Its a HUGE struggle!
Another big point of the article was on "THE END."
"Among endurance athletes, though, resentment on the part of spouses is a common topic. The phenomenon may develop into what Pete Simon, an Arizona psychologist, triathlon coach and blogger, calls "Divorce by Triathlon." "I often wonder how many lonely wives, husbands, children of triathletes are out there wondering when the insanity is going to end," he wrote."
When is this going to end for me? That is the guilt part. I will admit this:
I AM A NARCISSIST!
With Triathlon, especially when you are hitting the big leagues with the Half Iron and Full Ironman distances, you sorta HAVE to be! Especially if you want to do it right.
It's a lifestyle choice. This is not an easy sport and you can't train for 5 hours a week and expect to continue to improve. I am NO different than Mr. Waxman in this article, other than having no children. All of my "vacations" this year are happening because of triathlon. I am heading to Galveston in April for a long weekend for a Half Ironman. A long weekend in May and June will be spent up in Lake Placid for training camps. A full week will be spent in July at Lake Placid FOR Ironman Lake Placid.

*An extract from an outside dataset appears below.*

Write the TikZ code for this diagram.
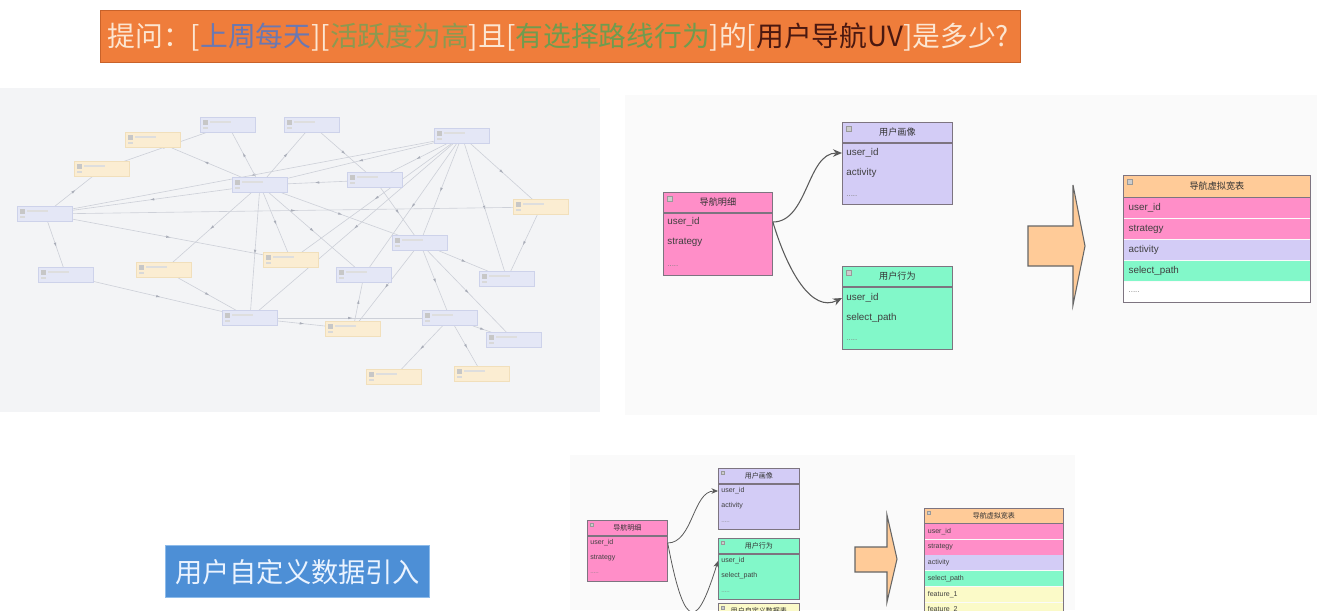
\documentclass[tikz,border=0pt]{standalone}
\usepackage{fontspec}
\setmainfont{Liberation Sans}
\newfontfamily\cjk{Noto Sans CJK SC}
\usepackage{tikz}
\usetikzlibrary{
  arrows.meta,
  positioning,
  fit,
  backgrounds,
  decorations.markings
}
\definecolor{qOrange}{HTML}{EF7D3B}
\definecolor{qOrangeDk}{HTML}{C8622A}
\definecolor{qLight}{HTML}{FCE6D2}
\definecolor{qBlue}{HTML}{6A78B2}
\definecolor{qOlive}{HTML}{8C9950}
\definecolor{qGreen}{HTML}{6F9C4F}
\definecolor{qBrown}{HTML}{4A1810}
\definecolor{erPink}{HTML}{FF8EC8}
\definecolor{erPurple}{HTML}{D3CCF6}
\definecolor{erGreen}{HTML}{82F8C9}
\definecolor{erPeach}{HTML}{FFCB98}
\definecolor{erYellow}{HTML}{FBFAC8}
\definecolor{erLine}{HTML}{7D7480}
\definecolor{gPanel}{HTML}{F3F4F6}
\definecolor{gBlue}{HTML}{E4E7F6}
\definecolor{gBlueDk}{HTML}{CDD2EA}
\definecolor{gYellow}{HTML}{FBEDD2}
\definecolor{gYellowDk}{HTML}{F1DFBB}
\definecolor{gEdge}{HTML}{CDD0D8}
\definecolor{gMark}{HTML}{A9ADB8}
\definecolor{btnBlue}{HTML}{4D8FD6}
\definecolor{btnEdge}{HTML}{8DBBEA}
\definecolor{btnText}{HTML}{EAF3FF}
\tikzset{
  qbar/.style={
    draw=qOrangeDk, fill=qOrange, line width=0.8pt, anchor=north west,
    minimum width=18.4cm, minimum height=1.04cm, inner xsep=0.14cm,
    text width=18.12cm, align=left, font=\cjk\fontsize{15.8}{18}\selectfont, text=qLight
  },
  btn/.style={
    fill=btnBlue, draw=btnEdge, line width=0.8pt, anchor=north west,
    minimum width=5.28cm, minimum height=1.04cm,
    font=\cjk\fontsize{15.5}{18}\selectfont, text=btnText
  },
  % faded overview graph
  gbox/.style={
    minimum width=1.1cm, minimum height=0.3cm, inner sep=0pt, line width=0.4pt,
    path picture={
      \fill[black!22] ([shift={(1.5pt,-1.5pt)}]path picture bounding box.north west) rectangle ++(2.5pt,-2.5pt);
      \fill[black!13] ([shift={(5.5pt,-2pt)}]path picture bounding box.north west) rectangle ++(12pt,-1.4pt);
      \fill[black!15] ([shift={(1.5pt,-5.6pt)}]path picture bounding box.north west) rectangle ++(3pt,-1.2pt);
    }
  },
  gblue/.style={gbox, fill=gBlue, draw=gBlueDk},
  gyellow/.style={gbox, fill=gYellow, draw=gYellowDk},
  gline/.style={
    draw=gEdge, line width=0.35pt, postaction={decorate},
    decoration={markings, mark=at position 0.5 with {\fill[gMark] (1.2pt,0) -- (-1pt,0.7pt) -- (-1pt,-0.7pt) -- cycle;}}
  },
  % er tables
  tabhead/.style={
    draw=erLine, line width=0.5pt, anchor=north west, inner sep=0pt,
    font=\cjk\fontsize{5.2}{6}\selectfont, text=black!80,
    path picture={\draw[black!40, fill=white!80!black, line width=0.2pt]
      ([shift={(2pt,-2pt)}]path picture bounding box.north west) rectangle ++(2.8pt,-2.8pt);}
  },
  stabhead/.style={
    draw=erLine, line width=0.4pt, anchor=north west, inner sep=0pt,
    font=\cjk\fontsize{4}{5}\selectfont, text=black!80,
    path picture={\draw[black!40, fill=white!80!black, line width=0.15pt]
      ([shift={(1.4pt,-1.4pt)}]path picture bounding box.north west) rectangle ++(2pt,-2pt);}
  },
  tabbody/.style={draw=erLine, line width=0.5pt, anchor=north west, inner sep=0pt},
  stabbody/.style={draw=erLine, line width=0.4pt, anchor=north west, inner sep=0pt},
  field/.style={anchor=west, inner sep=0pt, font=\fontsize{5.6}{6.5}\selectfont, text=black!75},
  sfield/.style={anchor=west, inner sep=0pt, font=\fontsize{4}{5}\selectfont, text=black!75},
  dots/.style={anchor=west, inner sep=0pt, font=\fontsize{4.5}{5}\selectfont, text=black!50},
  sdots/.style={anchor=west, inner sep=0pt, font=\fontsize{3.5}{4}\selectfont, text=black!50},
  wrow/.style={anchor=north west, inner xsep=3pt, inner ysep=0pt, minimum height=0.404cm,
    text width=3.528cm, align=left, font=\fontsize{5.6}{6.5}\selectfont, text=black!75},
  swrow/.style={anchor=north west, inner xsep=2pt, inner ysep=0pt, minimum height=0.3cm,
    text width=2.639cm, align=left, font=\fontsize{4}{5}\selectfont, text=black!75},
  tabframe/.style={draw=erLine, line width=0.5pt, inner sep=0pt},
  erlink/.style={-{Stealth[length=1.8mm, width=1.5mm]}, line width=0.6pt, draw=black!65},
  serlink/.style={-{Stealth[length=1.3mm, width=1.1mm]}, line width=0.45pt, draw=black!65},
  bigarrow/.style={fill=erPeach, draw=black!60, line width=0.6pt, line join=miter}
}

\begin{document}
\begin{tikzpicture}[x=0.02cm, y=-0.02cm]
  \useasboundingbox (0,0) rectangle (1317,610);
  \clip (0,0) rectangle (1317,610);

  % question bar
  \node[qbar] (qBar) at (100,10) {提问：[{\color{qBlue}上周每天}][{\color{qOlive}活跃度为高}]且[{\color{qGreen}有选择路线行为}]的[{\color{qBrown}用户导航UV}]是多少?};

  % soft backdrops
  \fill[black!2] (625,95) rectangle (1317,415);
  \fill[black!2] (570,455) rectangle (1075,610);

  % faded overview graph
  \foreach \nm/\px/\py/\kind in {
      tb1/228/125/gblue, tb2/312/125/gblue, tb3/462/136/gblue,
      tb4/153/140/gyellow, tb5/102/169/gyellow, tb6/260/185/gblue,
      tb7/375/180/gblue, tb8/45/214/gblue, tb9/541/207/gyellow,
      tb10/420/243/gblue, tb11/66/275/gblue, tb12/164/270/gyellow,
      tb13/291/260/gyellow, tb14/364/275/gblue, tb15/507/279/gblue,
      tb16/250/318/gblue, tb17/353/329/gyellow, tb18/450/318/gblue,
      tb19/514/340/gblue, tb20/394/377/gyellow, tb21/482/374/gyellow}
    \node[\kind] (\nm) at (\px,\py) {};
  \begin{pgfonlayer}{background}
    \fill[gPanel] (0,88) rectangle (600,412);
    \foreach \a/\b in {3/6, 3/7, 3/8, 3/10, 3/13, 3/14, 3/15, 3/9, 3/16,
        6/1, 6/2, 6/4, 6/8, 6/12, 6/13, 6/14, 6/10, 6/16,
        8/5, 8/11, 8/9, 8/13, 5/1, 7/10, 7/6, 2/7,
        10/18, 10/19, 10/15, 10/17, 11/16, 12/16, 16/18, 16/17,
        18/20, 18/21, 18/19, 17/14, 9/15}
      \draw[gline] (tb\a) -- (tb\b);
  \end{pgfonlayer}

  % er diagram, top
  \node[tabhead, fill=erPink, minimum width=2.18cm, minimum height=0.4cm] (navH) at (663,192) {导航明细};
  \node[tabbody, fill=erPink, minimum width=2.18cm, minimum height=1.24cm] (navB) at (navH.south west) {};
  \node[field] (navF1) at (667,222) {user\_id};
  \node[field] (navF2) at (667,242) {strategy};
  \node[dots] (navF3) at (667,266) {.....};

  \node[tabhead, fill=erPurple, minimum width=2.2cm, minimum height=0.4cm] (porH) at (842,122) {用户画像};
  \node[tabbody, fill=erPurple, minimum width=2.2cm, minimum height=1.22cm] (porB) at (porH.south west) {};
  \node[field] (porF1) at (846,153) {user\_id};
  \node[field] (porF2) at (846,173) {activity};
  \node[dots] (porF3) at (846,196) {.....};

  \node[tabhead, fill=erGreen, minimum width=2.2cm, minimum height=0.4cm] (behH) at (842,266) {用户行为};
  \node[tabbody, fill=erGreen, minimum width=2.2cm, minimum height=1.24cm] (behB) at (behH.south west) {};
  \node[field] (behF1) at (846,298) {user\_id};
  \node[field] (behF2) at (846,318) {select\_path};
  \node[dots] (behF3) at (846,340) {.....};

  \draw[erlink] (navF1 -| navB.east) .. controls +(35,0) and +(-35,0) .. (porF1 -| porB.west);
  \draw[erlink] (navF1 -| navB.east) .. controls +(15,50) and +(-30,15) .. (behF1 -| behB.west);

  \draw[bigarrow] (1028,226) -- (1073,226) -- (1073,185) -- (1085,246) -- (1073,305)
    -- (1073,266) -- (1028,266) -- cycle;

  \node[tabhead, fill=erPeach, minimum width=3.74cm, minimum height=0.44cm] (wdH) at (1123,175) {导航虚拟宽表};
  \node[wrow, fill=erPink] (wdR1) at (wdH.south west) {user\_id};
  \node[wrow, fill=erPink] (wdR2) at (wdR1.south west) {strategy};
  \node[wrow, fill=erPurple] (wdR3) at (wdR2.south west) {activity};
  \node[wrow, fill=erGreen] (wdR4) at (wdR3.south west) {select\_path};
  \node[wrow, fill=white, font=\fontsize{4.5}{5}\selectfont, text=black!50] (wdR5) at (wdR4.south west) {.....};
  \node[tabframe, fit=(wdH)(wdR5)] (wdF) {};

  % custom data entry
  \node[btn] (udBtn) at (165,545) {用户自定义数据引入};

  % er diagram, bottom
  \node[stabhead, fill=erPink, minimum width=1.6cm, minimum height=0.3cm] (bNavH) at (587,520) {导航明细};
  \node[stabbody, fill=erPink, minimum width=1.6cm, minimum height=0.9cm] (bNavB) at (bNavH.south west) {};
  \node[sfield] (bNavF1) at (590,543) {user\_id};
  \node[sfield] (bNavF2) at (590,558) {strategy};
  \node[sdots] (bNavF3) at (590,573) {.....};

  \node[stabhead, fill=erPurple, minimum width=1.62cm, minimum height=0.3cm] (bPorH) at (718,468) {用户画像};
  \node[stabbody, fill=erPurple, minimum width=1.62cm, minimum height=0.9cm] (bPorB) at (bPorH.south west) {};
  \node[sfield] (bPorF1) at (721,491) {user\_id};
  \node[sfield] (bPorF2) at (721,506) {activity};
  \node[sdots] (bPorF3) at (721,522) {.....};

  \node[stabhead, fill=erGreen, minimum width=1.62cm, minimum height=0.3cm] (bBehH) at (718,538) {用户行为};
  \node[stabbody, fill=erGreen, minimum width=1.62cm, minimum height=0.9cm] (bBehB) at (bBehH.south west) {};
  \node[sfield] (bBehF1) at (721,561) {user\_id};
  \node[sfield] (bBehF2) at (721,576) {select\_path};
  \node[sdots] (bBehF3) at (721,592) {.....};

  \node[stabhead, fill=erYellow, minimum width=1.62cm, minimum height=0.3cm] (bUsrH) at (718,603) {用户自定义数据表};

  \draw[serlink] (bNavF1 -| bNavB.east) .. controls +(25,0) and +(-25,0) .. (bPorF1 -| bPorB.west);
  \draw[serlink] (bNavF1 -| bNavB.east) .. controls +(18,95) and +(-20,64) .. (bBehF1 -| bBehB.west);

  \draw[bigarrow] (855,547) -- (887,547) -- (887,515) -- (897,559) -- (887,602)
    -- (887,572) -- (855,572) -- cycle;

  \node[stabhead, fill=erPeach, minimum width=2.78cm, minimum height=0.3cm] (bWdH) at (924,508) {导航虚拟宽表};
  \node[swrow, fill=erPink] (bWdR1) at (bWdH.south west) {user\_id};
  \node[swrow, fill=erPink] (bWdR2) at (bWdR1.south west) {strategy};
  \node[swrow, fill=erPurple] (bWdR3) at (bWdR2.south west) {activity};
  \node[swrow, fill=erGreen] (bWdR4) at (bWdR3.south west) {select\_path};
  \node[swrow, fill=erYellow] (bWdR5) at (bWdR4.south west) {feature\_1};
  \node[swrow, fill=erYellow] (bWdR6) at (bWdR5.south west) {feature\_2};
  \node[tabframe, line width=0.4pt, fit=(bWdH)(bWdR6)] (bWdF) {};
\end{tikzpicture}
\end{document}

Do you know how much money I am dropping on this sport this year alone? I won't reveal a total, but its going to be a LOT. Has this sport consumed my life? You betcha!
So now back to the "when is the insanity going to end."
I don't know....
The definition of an addict is as follows:
"To occupy (oneself) with or involve (oneself) in something habitually or compulsively."
The other dangerous thing about this sport are the different "levels" as I call them. You start out with the sprint distance. Then you do the olympic distance, followed by the Half Ironman followed by the big kahuna Ironman distance. (not even going to mention the double or triple Ironman) Its like a freaking video game where you "level up" until you win the game.
What happens when you have reached the last level? *cough* Ironman *cough*
What is next? Either your body becomes so conditioned that you can complete multiple Ironman races a year on 4 hours of training a week (yeah, right!) , or you scale this "hobby" back.
This is my fourth full season of this sport, and for how much I love it and it drives me to become a better person, unless I find a large suitcase of cash and can quit my job, time will always be my enemy.
I would like to have a family in the future. This is why I am doing this whole "triathlon thing" now since I am young @ 28 years old. I can already see that being a full time working individual with a wife and kids, that that would have to be #1. Triathlon would need to be scaled WAY back. Fitness will alway be a part of my life! I do NOT want to wind up as Mr. Waxman from the article.
So when do you draw the line and say "This is my limit with (insert sport here)."